“Some Things I Believe about Language Teaching” (Michael Swan)
1. Some learners need a high level of correction; some don’t.
2. The most important word in language teaching is “prioritize.”
3. Teaching grammar is building a bridge between what our students know and what they need to know. If the bridge is too long, it will collapse.
4. Learner autonomy is valuable. However, student-centeredness is not always good; some teacher-centeredness is not always bad.
5. Grammar rules are necessary simplifications that languages do not always follow. Our students need to understand that.
6. If the outcome is not positive, don’t worry! Languages are hard to teach and learn.
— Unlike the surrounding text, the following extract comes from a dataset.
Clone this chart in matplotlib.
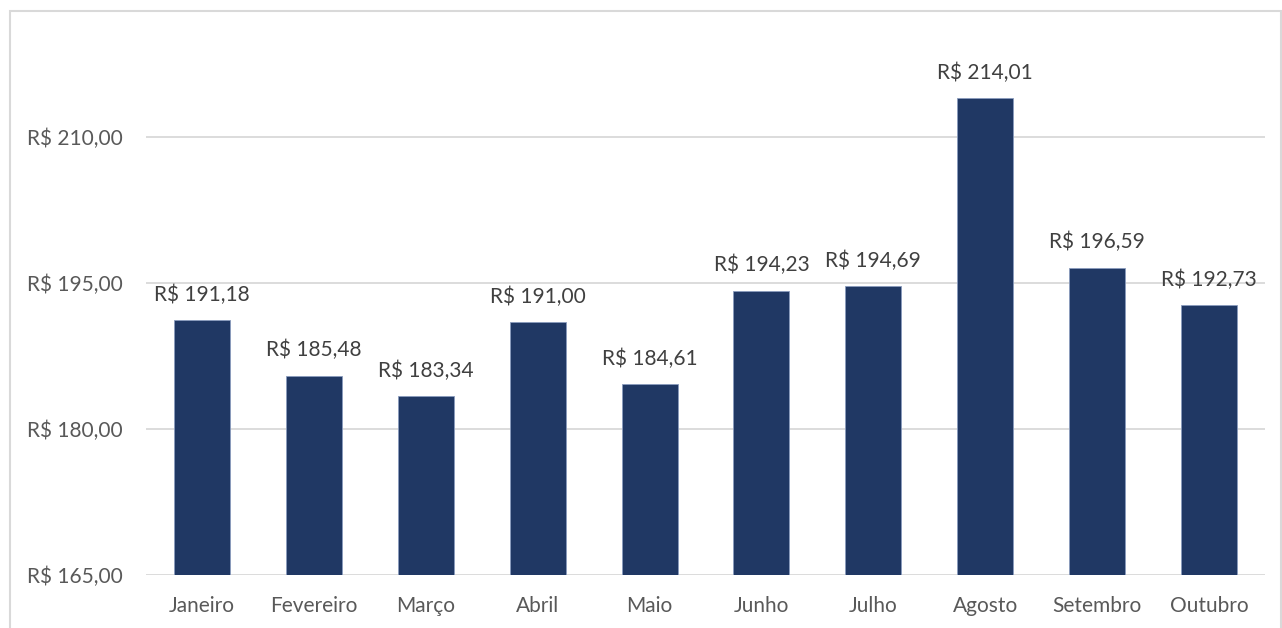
import matplotlib
matplotlib.use("Agg")
import matplotlib.pyplot as plt
from matplotlib.patches import Rectangle

# dados do gráfico
meses = ['Janeiro', 'Fevereiro', 'Março', 'Abril', 'Maio', 'Junho',
         'Julho', 'Agosto', 'Setembro', 'Outubro']
valores = [191.18, 185.48, 183.34, 191.00, 184.61, 194.23,
           194.69, 214.01, 196.59, 192.73]
yticks = [165, 180, 195, 210]


def brl(v):
    return 'R$ ' + f'{v:.2f}'.replace('.', ',')


plt.rcParams['font.family'] = ['Lato', 'DejaVu Sans']

W, H = 1282, 628
fig = plt.figure(figsize=(W / 100, H / 100), dpi=100)

# moldura do gráfico (estilo Excel)
fig.patches.append(Rectangle((9.5 / W, -0.05), (W - 11) / W, 1.05 - 10.5 / H,
                             transform=fig.transFigure, fill=False,
                             edgecolor='#d9d9d9', linewidth=1.5))

ax = fig.add_axes([146 / W, 53 / H, 1119 / W, 555 / H])
x = range(len(meses))
bars = ax.bar(x, valores, width=0.5, color='#203864', edgecolor='#8a9bbd',
              linewidth=0.6, zorder=3)
ax.bar_label(bars, labels=[brl(v) for v in valores], padding=11,
             fontsize=15, color='#404040')

ax.set_xlim(-0.5, len(meses) - 0.5)
ax.set_ylim(165, 165 + 555 / 9.733)
ax.set_yticks(yticks)
ax.set_yticklabels([brl(v) for v in yticks])
ax.set_xticks(list(x))
ax.set_xticklabels(meses)
ax.tick_params(axis='both', length=0, labelsize=15, labelcolor='#595959')
ax.tick_params(axis='y', pad=17)
ax.tick_params(axis='x', pad=15)
ax.grid(axis='y', color='#d9d9d9', linewidth=1.3, zorder=0)
for s in ax.spines.values():
    s.set_visible(False)

fig.savefig('out.png', dpi=100)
7. The correct production of a language point is related to its comprehensibility and/or acceptance.
8. Our students’ views about language learning may be wrong or right, but they are always important.
9. We sometimes do not need to tell the complete grammatical truth; some parts have to be sold to buy simplicity and/or clarity.
10. Second language learning is not like first language learning for all kinds of reasons. Our duty as language teachers is not to replicate the first-language-acquisition conditions but to compensate for their absence.
11. “English as a lingua franca” is not a kind of English; it’s a use of English.
Task-Based Learning (Long, 2014)
1. The task, and not the text, is the unit of analysis.
2. Individualize instructions.
3. Promote collaborative learning.
4. Provide negative feedback.
5. Provide rich, and not impoverished, input.
6. Elaborate input instead of simple or (solely) authentic input.
7. Promote learning by doing.
8. Focus on the form.
9. Respect learners’ developmental processes (learner syllabuses).
10. Encourage inductive (“chunk”) learning.